Cornell was ranked the 15th best university in the world last week when The London Times Higher Education Supplement (THES) released their new 2006 rankings. Cornell was ranked 14th last year.
This was the third year that THES has ranked the world’s top 200 universities; they included a book with their supplement called Top Universities Guide, which ranks the top 500 universities in the world.
The top 200 come from 30 different countries; the top 500 come from 51.
The rankings are based on a range of qualitative and quantitative criteria similar to the previous year’s methodology. The rankings included weighted scores for peer reviews (40 percent), recruiter reviews (10 percent), international faculty (5 percent), international students (five percent), faculty-to-student ratio (20 percent) and citations of academic papers to faculty ratio (20 percent).
THES partnered with QS Ltd. to gather data from 3,703 academics around the world for the peer reviews, according to the explanation of the rankings on their website. These academics were asked to name up to 30 universities they regard as the top institutions in their area (science, medicine, technology, social science or arts and humanities).

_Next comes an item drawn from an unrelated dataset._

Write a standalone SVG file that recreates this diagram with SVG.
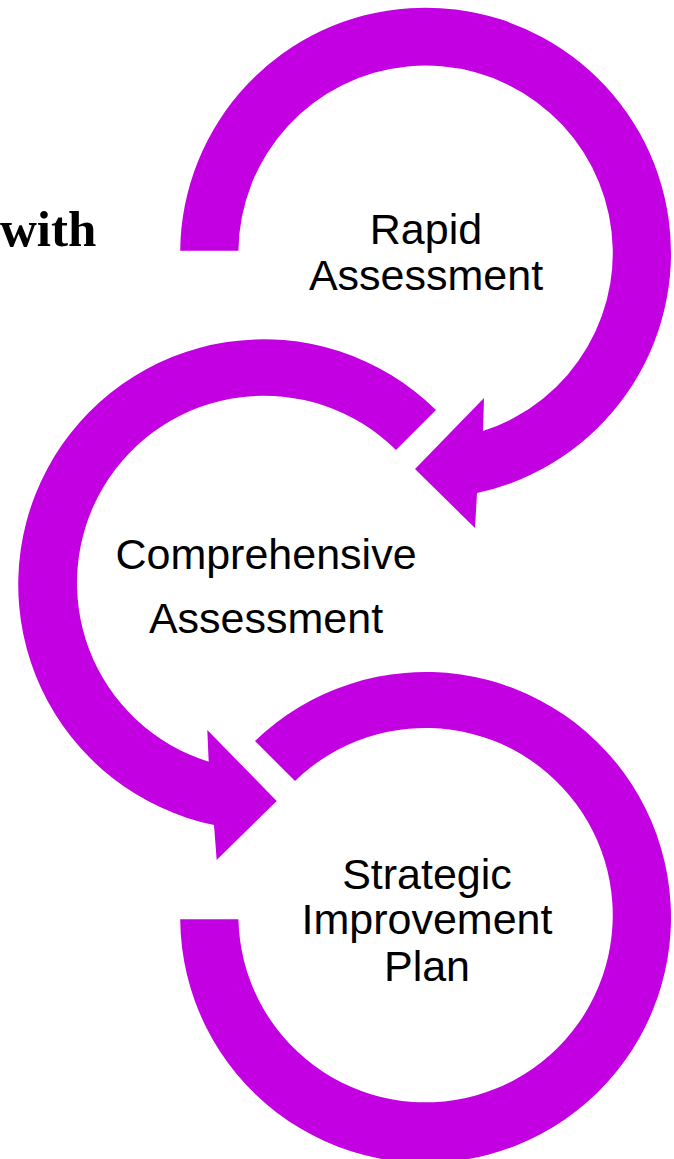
<svg xmlns="http://www.w3.org/2000/svg" width="674" height="1159" viewBox="0 0 674 1159">
<style>
.arrow{fill:#C200E2;stroke:none}
.lbl{font-family:"Liberation Sans",Arial,sans-serif;font-size:43px;fill:#000;text-anchor:middle}
.ser{font-family:"Liberation Serif","Times New Roman",serif;font-size:51px;font-weight:bold;fill:#000}
</style>
<rect width="674" height="1159" fill="#fff"/>
<g id="connectors">
<path id="arrow1" class="arrow" d="M180.2,250.7 A245.4,245.4 0 1 1 477,493 L475,528 L415,469 L484,398 L483,431 A187.2,187.2 0 1 0 238.4,250.7 Z"/>
<path id="arrow2" class="arrow" d="M436,410 A245.4,245.4 0 1 0 214,825 L216.7,860 L276.7,801 L207.3,730 L208.7,761.7 A187.2,187.2 0 1 1 396,450 Z"/>
<path id="arrow3" class="arrow" d="M255,741 A245.4,245.4 0 1 1 180.2,919.3 L238.4,919.3 A187.2,187.2 0 1 0 295,781 Z"/>
</g>
<text class="ser" x="0" y="246">with</text>
<g id="node-rapid">
<text class="lbl" x="426" y="244">Rapid</text>
<text class="lbl" x="426" y="290">Assessment</text>
</g>
<g id="node-comprehensive">
<text class="lbl" x="266" y="569">Comprehensive</text>
<text class="lbl" x="266" y="633">Assessment</text>
</g>
<g id="node-strategic">
<text class="lbl" x="427" y="889">Strategic</text>
<text class="lbl" x="427" y="934">Improvement</text>
<text class="lbl" x="427" y="981">Plan</text>
</g>
</svg>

The recruiter reviews were gleamed from 736 professional recruiters in manufacturing, services, finance, transport and the public sector. THES asked the recruiters, most of whom work internationally or on a national scale in a large country, which universities they liked to recruit from.
The international faculty and student statistics were included to show how international a university is, according to THES. The academic citations ratio tries to examine the amount of intellectual power a university commands relative to its size.
The top 13 universities were all from the United States or Great Britain. Harvard was ranked number one, with Cambridge and Oxford ranked two and three, respectively.